There is no international definition for what qualifies as a river. There is nothing that delineates the cusp between, say, a stream and a river. In place of an official set of rules are a series of characteristics that all rivers embody. For example, a river is a natural flowing watercourse. It flows downhill from its point of origin or ‘source’ until it ends or reaches its ‘mouth’. Here, it empties into another body of water. perhaps an ocean or lake.
Aside from these agreed features, rivers are incredibly diverse. They vary in everything from width and depth to permanence and current strength. And, one of the most debated differences is length. For example, the world has 76 rivers measuring over 1,000 miles. In this article, we’ll explore the world’s longest rivers. However, before we do, a word of caution.

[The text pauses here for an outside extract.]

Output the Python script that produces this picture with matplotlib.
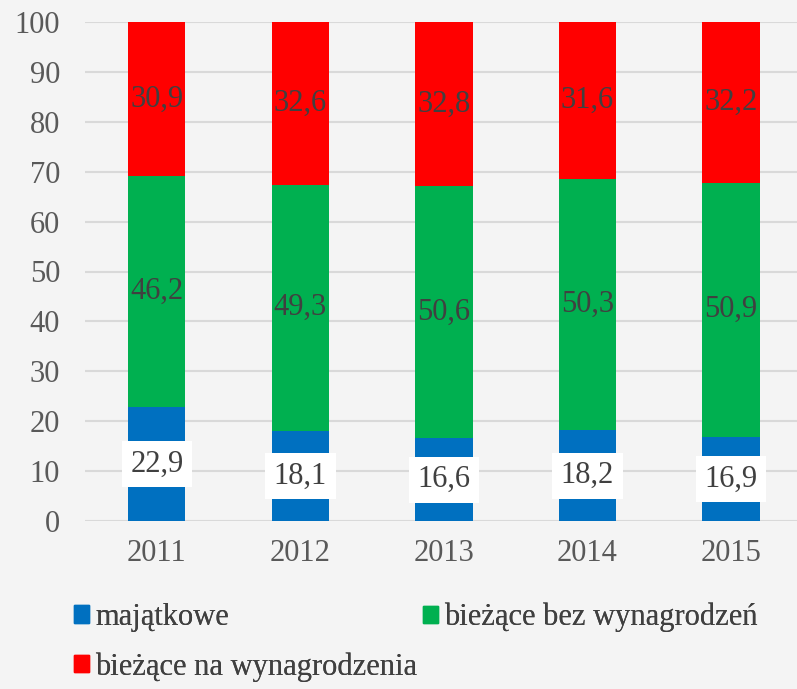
import matplotlib
matplotlib.use("Agg")
import matplotlib.pyplot as plt
from matplotlib.patches import Patch
import numpy as np

years = ["2011", "2012", "2013", "2014", "2015"]
series_names = ["majątkowe", "bieżące bez wynagrodzeń", "bieżące na wynagrodzenia"]
majatkowe = [22.9, 18.1, 16.6, 18.2, 16.9]
biezace_bez = [46.2, 49.3, 50.6, 50.3, 50.9]
biezace_wyn = [30.9, 32.6, 32.8, 31.6, 32.2]
colors = ["#0070C0", "#00B050", "#FF0000"]
yticks = [0, 10, 20, 30, 40, 50, 60, 70, 80, 90, 100]

plt.rcParams['font.family'] = ['Liberation Serif', 'DejaVu Serif']
bg = "#f4f4f4"
fig = plt.figure(figsize=(7.97, 6.89), dpi=100, facecolor=bg)
ax = fig.add_axes([85/797, 168/689, 712/797, 499/689], facecolor=bg)

x = np.arange(len(years))
w = 0.40
bottom = np.zeros(len(years))
data = [majatkowe, biezace_bez, biezace_wyn]
for i, (vals, c) in enumerate(zip(data, colors)):
    vals = np.array(vals)
    ax.bar(x, vals, w, bottom=bottom, color=c, label=series_names[i], zorder=3)
    for xi, b, v in zip(x, bottom, vals):
        txt = f"{v:.1f}".replace(".", ",")
        kw = {}
        if i == 0:
            kw = dict(bbox=dict(boxstyle="square,pad=0.28", fc="white", ec="none"))
        ax.text(xi, b + v/2, txt, ha="center", va="center", fontsize=22,
                color="#404040", zorder=5, **kw)
    bottom = bottom + vals

ax.set_ylim(0, 100)
ax.set_xlim(-0.5, 4.46)
ax.set_yticks(yticks)
ax.set_xticks(x)
ax.set_xticklabels(years)
ax.tick_params(axis="both", length=0, labelsize=22, labelcolor="#595959")
ax.tick_params(axis="y", pad=18)
ax.tick_params(axis="x", pad=13)
ax.grid(axis="y", color="#d9d9d9", linewidth=1.5, zorder=0)
for s in ax.spines.values():
    s.set_visible(False)

entries = [(0, 74/797, 1 - 603/689), (1, 423/797, 1 - 603/689), (2, 74/797, 1 - 652/689)]
for idx, xa, ya in entries:
    leg = fig.legend(handles=[Patch(color=colors[idx], label=series_names[idx])],
                     loc="upper left", bbox_to_anchor=(xa, ya), frameon=False,
                     fontsize=22, handlelength=0.5, handleheight=0.5,
                     handletextpad=0.2, borderaxespad=0, borderpad=0)
    for t in leg.get_texts():
        t.set_color("#404040")
    fig.add_artist(leg)

fig.savefig("out.png", dpi=100, facecolor=bg)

The measurement of rivers is a remarkably stormy subject. There are often disputes as to where rivers begin as well as end, not to mention the dizzying factor of their twists and turns. And nowhere is this debate livelier than when it comes to the longest river on Earth.
1. The Nile
The River Nile or ‘Nahr Al-Nīl’ is one of the longest rivers in the world, stretching approximately 4,130 miles from its source in the Lake Victoria region to its mouth in the Mediterranean Sea. Along its journey, the Nile flows through a number of different countries, including Egypt, Sudan, Uganda, and Congo.
The Nile is also one of the most iconic rivers in the world, with a long and storied history. It was the lifeline of the Ancient Egyptian civilisation and played a significant role in the country’s culture and religion. The river was also the site of a number of famous battles, such as the Battle of the Nile in 1798.
Today, the River Nile is still an important part of life in Egypt and Sudan. It is used for transportation, irrigation, and even power generation.
Here’s where things start getting choppy. Many contend that it’s not the Nile but the Amazon River or ‘Río Amazonas’ that is the world’s longest river. The controversy stems from disagreements over the locations of both the source and mouth of the Amazon. In other words, where does it begin and end? Depending on the answers, the length of the Amazon has been cited as anything between 3,899 and 4,225 miles long, the latter of which would give it the edge. However, most put its length at about 4,086 miles.
Regardless, the Amazon River is certainly one of the two longest rivers in the world, and flows through Peru, Colombia, and Brazil before reaching the Atlantic Ocean. What’s more, it’s indisputably the biggest river in the world by discharge, with an average flow of over 7,600,000 cubic feet per second. That’s more than the seven next longest rivers combined.
The Amazon is home to a diverse array of plant and animal life, including many species that are found nowhere else in the world. The river is also an important source of livelihood for the millions of people who live in the Amazon basin.
The Yangtze River is the longest river in China and the third longest river on Earth. It is around 3,964 miles long and flows through some of the most populous areas of the country, including the cities of Shanghai, Wuhan, and Nanjing.
The river is an important source of water for agriculture and industry, and it also provides a vital transportation link for trade and commerce.
4. Mississippi-Missouri River
Again, this entry is not as straightforward as it might seem. It’s more a river system than a river, encompassing the Mississippi, Missouri and Ohio Rivers. On this basis, it is some 3,710 miles in length.
The Yenisei River is the largest river in Russia and the fifth longest river in the world. It originates in the Sayan Mountains in southern Siberia and flows northwards through Russia to the Kara Sea. Along its journey, the Yenisei River passes through some of the most remote and beautiful parts of Russia.
The Longest Rivers on the Planet
We’ve gone the distance in search of the world’s longest rivers. We’ve learned that the measurement of the longest rivers in the world is not set in stone, with the debate as to which is the longest river in the world still ongoing. All in all however, we’ve discovered amazing facts about these ever-moving geological wonders.